What is Money?
1. A promissory note is a written promise by one person to pay to another or to bearer a fixed sum of money. See: Davis v. Spencer, 267 Ill 57; 107 NE 826; Jencks v. Rice, 119 Iowa 451; Cherry v. Sprague, 187 Mass 113.
2. As a decree by a court of the U.S. for the payment of money can be made only for the payment of so many dollars of some specie of money that is made lawful money by a statute of the U.S., it follows that a recovery upon such a promissory note or contract must be for some dollars in gold and silver coins. See: The Edith, D.C. N.Y. (1875), 5 Ben. 144, 8 Fed. Cases 4,281; Forbes v. Murray, D.C. N.Y. (1869), 3 Ben. 497, 9 Fed. Cases 4,928.
3. The general rule is that a final judgment for money must specify the amount awarded. See: U.S. v. F. & M. Shaefer Brewing, 356 US 227; 45 Am Jur 2d 81.
4. An act by the legislature of Alabama, September 30, 1920, page 36, providing when a check is presented or forwarded to the payee bank for payment, it may at its option pay or remit the same in money or in exchange drawn on its reserves. However, it is unconstitutional and void as an attempt by the state to make a class of debts payable at the option of the debtor in something other than gold and silver coin. See: Capitol Grain and Feed Co v. Federal Reserve Bank of Atlanta, D.C. Ga. (1925), 3 F.2d 614, 269 US 589, 70 L Ed 427.
5. As bills of credit were entirely abolished, the paper money of the state banks was the only currency or circulating medium to which the prohibition (Art. 1, Sec. 10) could have had any application. See: Veazie Bank v. Fenno, 75 US 533. (What is checkbook credit, lines of credit, etc.?)

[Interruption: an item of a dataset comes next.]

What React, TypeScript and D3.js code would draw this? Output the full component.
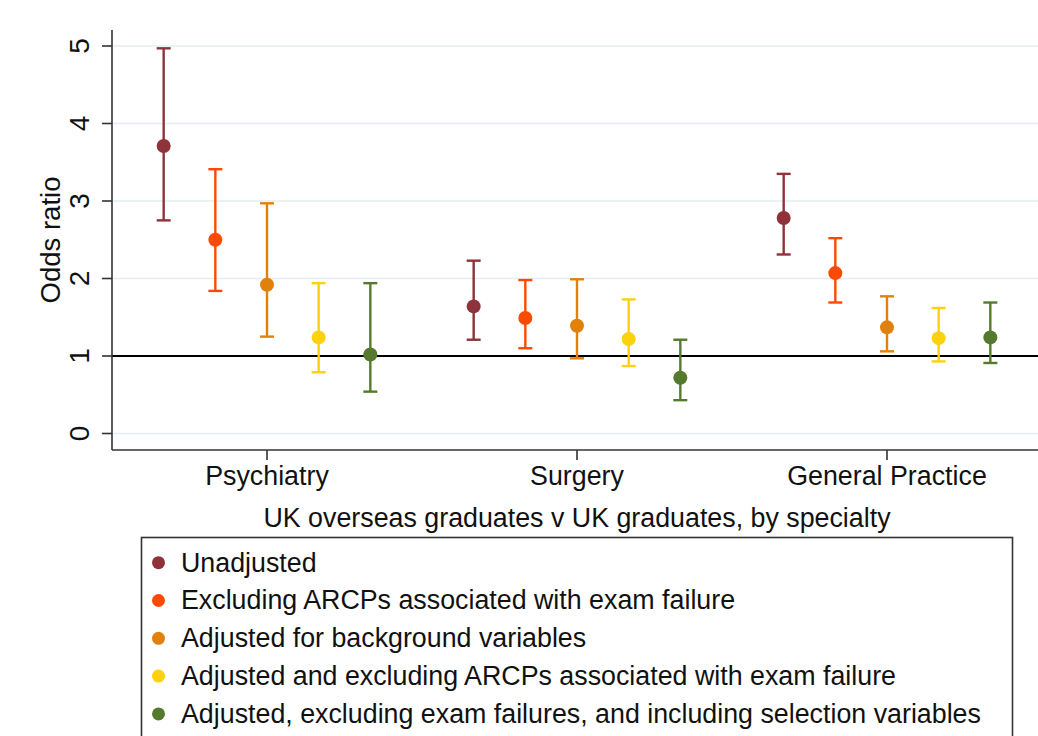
import React from "react";
import * as d3 from "d3";

const categories = ["Psychiatry", "Surgery", "General Practice"];
const seriesNames = [
  "Unadjusted",
  "Excluding ARCPs associated with exam failure",
  "Adjusted for background variables",
  "Adjusted and excluding ARCPs associated with exam failure",
  "Adjusted, excluding exam failures, and including selection variables",
];
const seriesColors = ["#8e3339", "#fd4a03", "#e1800b", "#fdd10c", "#557a2e"];

const unadjOR = [3.71, 1.64, 2.78];
const unadjLo = [2.75, 1.21, 2.31];
const unadjHi = [4.97, 2.23, 3.35];
const exclOR = [2.5, 1.49, 2.07];
const exclLo = [1.84, 1.1, 1.69];
const exclHi = [3.41, 1.98, 2.52];
const adjOR = [1.92, 1.39, 1.37];
const adjLo = [1.25, 0.97, 1.06];
const adjHi = [2.97, 1.99, 1.77];
const adjExclOR = [1.24, 1.22, 1.23];
const adjExclLo = [0.79, 0.87, 0.93];
const adjExclHi = [1.94, 1.73, 1.62];
const selOR = [1.02, 0.72, 1.24];
const selLo = [0.54, 0.43, 0.91];
const selHi = [1.94, 1.21, 1.69];

const yTicks = [0, 1, 2, 3, 4, 5];

const seriesOR = [unadjOR, exclOR, adjOR, adjExclOR, selOR];
const seriesLo = [unadjLo, exclLo, adjLo, adjExclLo, selLo];
const seriesHi = [unadjHi, exclHi, adjHi, adjExclHi, selHi];

const W = 1038;
const H = 736;
const FONT = "'Liberation Sans', Arial, Helvetica, sans-serif";
const FS = 26.8;

export default function App() {
  // x: each category occupies 6 slots, series offsets -2..2 around category center
  const x = d3.scaleLinear().domain([-3, 15]).range([112, 1042]);
  const y = d3.scaleLinear().domain([0, 5]).range([433.5, 46]);
  const plotLeft = x(-3);
  const plotTop = 30;
  const plotBottom = 450;
  const plotRight = W;
  const catPos = (i: number) => i * 6;
  const r = 7;
  const capHalf = 7;

  return (
    <svg
      width={W}
      height={H}
      style={{ position: "absolute", left: 0, top: 0, background: "#fff" }}
      fontFamily={FONT}
    >
      <rect x={0} y={0} width={W} height={H} fill="#fff" />
      {yTicks.map((t) => (
        <line
          key={"g" + t}
          x1={plotLeft + 1}
          x2={plotRight}
          y1={y(t)}
          y2={y(t)}
          stroke="#e4eef0"
          strokeWidth={1.6}
        />
      ))}
      <line x1={plotLeft} x2={plotRight} y1={y(1)} y2={y(1)} stroke="#000" strokeWidth={2.2} />
      <line x1={plotLeft} x2={plotLeft} y1={plotTop} y2={plotBottom} stroke="#333" strokeWidth={1.6} />
      <line x1={plotLeft} x2={plotRight} y1={plotBottom} y2={plotBottom} stroke="#333" strokeWidth={1.6} />
      {yTicks.map((t) => (
        <g key={"yt" + t}>
          <line x1={plotLeft - 10} x2={plotLeft} y1={y(t)} y2={y(t)} stroke="#333" strokeWidth={1.6} />
          <text
            transform={`translate(89,${y(t)}) rotate(-90)`}
            textAnchor="middle"
            fontSize={28}
            fill="#111"
          >
            {t}
          </text>
        </g>
      ))}
      {categories.map((c, i) => (
        <g key={c}>
          <line
            x1={x(catPos(i))}
            x2={x(catPos(i))}
            y1={plotBottom}
            y2={plotBottom + 10}
            stroke="#333"
            strokeWidth={1.6}
          />
          <text x={x(catPos(i))} y={485} textAnchor="middle" fontSize={FS} fill="#111">
            {c}
          </text>
        </g>
      ))}
      <text
        transform={`translate(60,240) rotate(-90)`}
        textAnchor="middle"
        fontSize={27.5}
        fill="#111"
      >
        Odds ratio
      </text>
      <text x={577} y={527} textAnchor="middle" fontSize={FS} fill="#111">
        UK overseas graduates v UK graduates, by specialty
      </text>
      {seriesOR.map((vals, s) =>
        vals.map((v, i) => {
          const cx = x(catPos(i) + s - 2);
          const lo = seriesLo[s][i];
          const hi = seriesHi[s][i];
          const col = seriesColors[s];
          return (
            <g key={`p${s}-${i}`}>
              <line x1={cx} x2={cx} y1={y(lo)} y2={y(hi)} stroke={col} strokeWidth={2.4} />
              <line x1={cx - capHalf} x2={cx + capHalf} y1={y(lo)} y2={y(lo)} stroke={col} strokeWidth={2.4} />
              <line x1={cx - capHalf} x2={cx + capHalf} y1={y(hi)} y2={y(hi)} stroke={col} strokeWidth={2.4} />
              <circle cx={cx} cy={y(v)} r={r} fill={col} />
            </g>
          );
        })
      )}
      <rect x={141.5} y={537.5} width={871} height={240} fill="#fff" stroke="#333" strokeWidth={1.6} />
      {seriesNames.map((n, s) => (
        <g key={n}>
          <circle cx={158.5} cy={562.7 + s * 37.8} r={6.5} fill={seriesColors[s]} />
          <text x={181} y={571.5 + s * 37.8} fontSize={FS} fill="#111">
            {n}
          </text>
        </g>
      ))}
    </svg>
  );
}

6. Congress was vested with the power to borrow money and that the promise of payment having been given, no authority remained to alter or destroy the original promise. See: Perry v. U.S., 294 US 330.
7. The states are not forbidden to issue coupons receivable for taxes, nor execute instruments binding themselves to pay money at a future day for services rendered or money borrowed. See: Poindexter v. Greenbow, 114 US 70; Chaffin v. Taylor, 116 US 567; Houston & Texas Central R.R. v. Texas, 177 US 66. (If this is true, then why do states borrow from banks? States issue bonds and the banks buy the bonds by creating a new demand deposit and nothing is deposited. When it comes time to pay the bonds, the state acts as a collection agent for the bank.)

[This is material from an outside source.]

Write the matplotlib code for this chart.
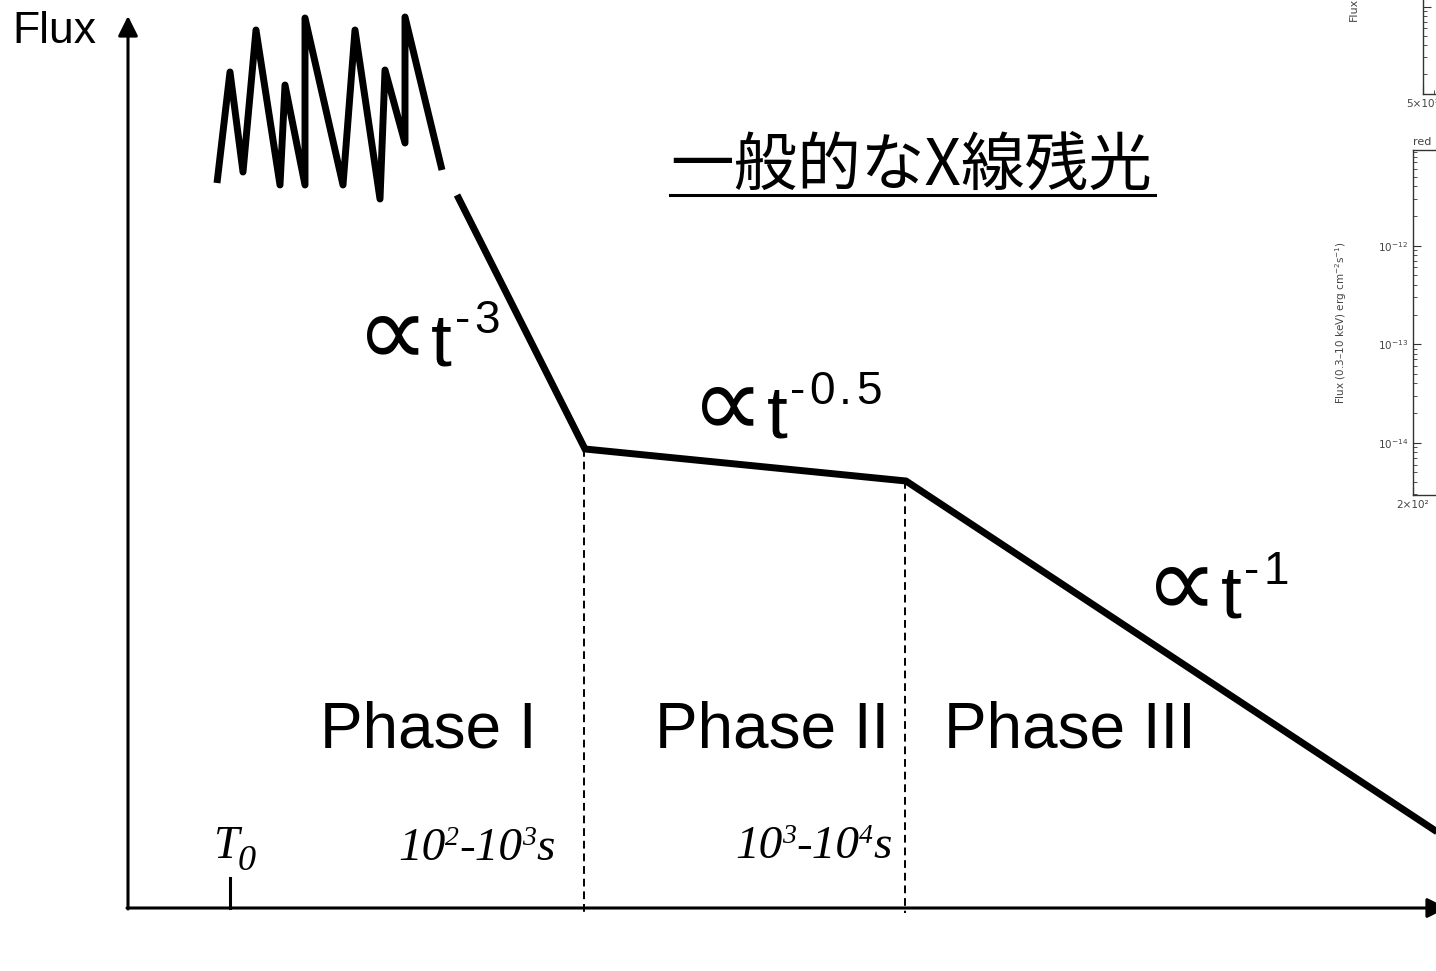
import matplotlib.pyplot as plt

# schematic light curve, units (x grows right, y grows down)
flare_t = [217, 230, 243, 256, 280, 285, 305, 305, 343, 355, 380, 385, 405, 405, 442]
flare_f = [183, 72, 172, 30, 185, 85, 185, 18, 185, 30, 199, 70, 143, 17, 170]

decay_t = [457, 585, 906, 1460]
decay_f = [195, 449, 481, 847]

phase_names = ['Phase I', 'Phase II', 'Phase III']
slope_sups = ['-3', '-0.5', '-1']
title_jp = '一般的なX線残光'

sans = ['Liberation Sans', 'DejaVu Sans']
serif = ['Liberation Serif', 'DejaVu Serif']

fig = plt.figure(figsize=(14.36, 9.71), dpi=100)
ax = fig.add_axes([0, 0, 1, 1])
ax.set_xlim(0, 1436)
ax.set_ylim(971, 0)
ax.axis('off')
renderer = fig.canvas.get_renderer()


def chain(x, y, pieces, **kw):
    # write text pieces one after another: (string, size, baseline shift, gap[, family])
    for p in pieces:
        s, size, dy, gap = p[:4]
        extra = dict(kw)
        if len(p) > 4:
            extra['family'] = p[4]
        t = ax.text(x + gap, y + dy, s, size=size, ha='left', va='baseline', **extra)
        bb = t.get_window_extent(renderer)
        x = ax.transData.inverted().transform((bb.x1, 0))[0]
    return x


# axes arrows
arrow = dict(arrowstyle='-|>', lw=2.2, color='k', mutation_scale=30, shrinkA=0, shrinkB=0)
ax.annotate('', xy=(128, 16), xytext=(128, 909), arrowprops=arrow, annotation_clip=False)
ax.annotate('', xy=(1447, 908), xytext=(127, 908), arrowprops=arrow, annotation_clip=False)
ax.plot([230, 230], [878, 908], color='k', lw=2.2)
ax.text(12, 43, 'Flux', size=32, family=sans, va='baseline')

# prompt emission and decay
ax.plot(flare_t, flare_f, color='k', lw=5, solid_joinstyle='round', solid_capstyle='butt')
ax.plot(decay_t, decay_f, color='k', lw=5, solid_joinstyle='miter', solid_capstyle='butt')

for i in (1, 2):
    ax.plot([decay_t[i] - 1, decay_t[i] - 1], [decay_f[i], 913], color='k', lw=1.4,
            linestyle=(0, (4, 2.5)))

# slope labels (the slide text is a bit wide, so the exponent is spaced out)
slope_pos = [(356, 366), (691, 437), (1145, 617)]
for (x, y), s in zip(slope_pos, slope_sups):
    pieces = [('∝', 74, -1, 0, 'DejaVu Sans'), ('t', 54, 0, 2)]
    for k, ch in enumerate(s):
        pieces.append((ch, 33, -33, 3 if k == 0 else 4))
    chain(x, y, pieces, family=sans)

for x, name in zip([320, 655, 944], phase_names):
    ax.text(x, 748, name, size=46, family=sans, va='baseline')

# title with underline
tt = ax.text(670, 185, title_jp, size=45.8, va='baseline',
             family=['Noto Sans CJK JP', 'DejaVu Sans'])
bb = tt.get_window_extent(renderer)
x0 = ax.transData.inverted().transform((bb.x0, 0))[0]
x1 = ax.transData.inverted().transform((bb.x1, 0))[0]
ax.plot([x0, x1 + 3], [195, 195], color='k', lw=2.2)

# time labels
tkw = dict(family=serif, style='italic')
chain(214, 858, [('T', 33, 0, 0), ('0', 26, 12, -2)], **tkw)
chain(398, 860, [('10', 34, 0, 0), ('2', 20, -15, 0), ('-10', 34, 0, 0),
                 ('3', 20, -15, 0), ('s', 34, 0, 0)], **tkw)
chain(735, 858, [('10', 34, 0, 0), ('3', 20, -15, 0), ('-10', 34, 0, 0),
                 ('4', 20, -15, 0), ('s', 34, 0, 0)], **tkw)

# cropped light-curve figures at the right edge
W, H = 1436, 971
AW = 0.3 * W
grey = '#333333'
ax_top = fig.add_axes([1423 / W, (H - 94) / H, 0.3, 170 / H])
ax_low = fig.add_axes([1413 / W, (H - 495) / H, 0.3, 345 / H])
for a in (ax_top, ax_low):
    a.set_xscale('log')
    a.set_yscale('log')
    for sp in a.spines.values():
        sp.set_color(grey)
        sp.set_linewidth(1.0)
    a.tick_params(which='both', direction='in', colors=grey, labelsize=7.5,
                  labelcolor='#444444', right=False, top=False)
    a.tick_params(which='major', length=6)
    a.tick_params(which='minor', length=3)

ax_top.set_xlim(50, 5e4)
ax_top.set_ylim(10 ** -11.9, 10 ** -10.15)
ax_top.set_xticks([50])
ax_top.set_xticklabels(['5×10¹'])
ax_top.set_xticklabels([], minor=True)
ax_top.set_yticklabels([], minor=True)
ax_top.set_yticklabels([])
ax_top.set_ylabel('Flux', size=8, color='#444444')
ax_top.yaxis.set_label_coords((1359 - 1423) / AW, 0.5)

ax_low.set_xlim(200, 2e5)
ax_low.set_ylim(10 ** -14.53, 10 ** -11.03)
ax_low.set_xticks([200])
ax_low.set_xticklabels(['2×10²'])
ax_low.set_xticklabels([], minor=True)
ax_low.set_ylabel(r'Flux (0.3–10 keV) erg cm$^{-2}$s$^{-1}$)', size=7.5, color='#444444')
ax_low.yaxis.set_label_coords((1349 - 1413) / AW, 0.5)
ax_low.text(0, 1.015, 'red', transform=ax_low.transAxes, size=8, color='#444444')

fig.savefig('out.png', dpi=100)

8. Neither the president nor the cashier of a bank has a right to accept anything but money in payment of an obligation due the bank. See: Aliquippa National Bank v. Harvey, 12 A.2d 409, 340 Pa 223; First National Bank of Mt. Holley Springs v. Cumbler, 21 A.2d 120; Re Bowen 46 F. Supp 631, 16 A.2d 409.
9. "Some years ago a new type of installment credit appeared in banks throughout the country. It became known as check credit or revolving check credit. Basically, it provided that those eligible for such credit be granted a line of credit in the agreed amount. In order to use that line, the borrower needed merely to write checks. The checks were special checks, and were NOT actually checking accounts. The check was merely the instrument by which the loan account was activated. Usually it did not go through all the processes that an ORDINARY check does once it reaches the bank. However, it had the APPEARANCE of an ORDINARY check, and was so used by the customer and the person to whom he gave the check." Source: "The Bankers Handbook" (? edition), page 530. (Does the bank disclose this information to you? It should be quite important for you to know that the bank just created a bookkeeping entry to create the "loan", and that the checks were not actually checks, but had the appearance of checks. This is what is known as a common law cheat and should be in violation of Fair Trade Practices because it gives banks a much greater advantage in business than you or I, or other businesses.) See: Title 15, Sec. 1635 of Chap. 41.
10. Unless there is what the law considers a valuable consideration, it will not be sufficient to maintain an action. And there is a distinction between a valuable consideration, other than money, and a money consideration. While in the "former" case the slightest consideration will support a promise (consideration other than money) to pay the largest amount to the full extent of the promise, in the latter the consideration will support a promise only to the extent of the money forming the consideration. The law leaves the measure of a valuable consideration other than money, for a promise to pay, to the parties to the contract; but money being the standard of value, is not the subject to be changed by contract, and will support a promise to pay money only to the extent of the amount of the consideration. See: Sawyer v. McLouth, 46 Barb 350.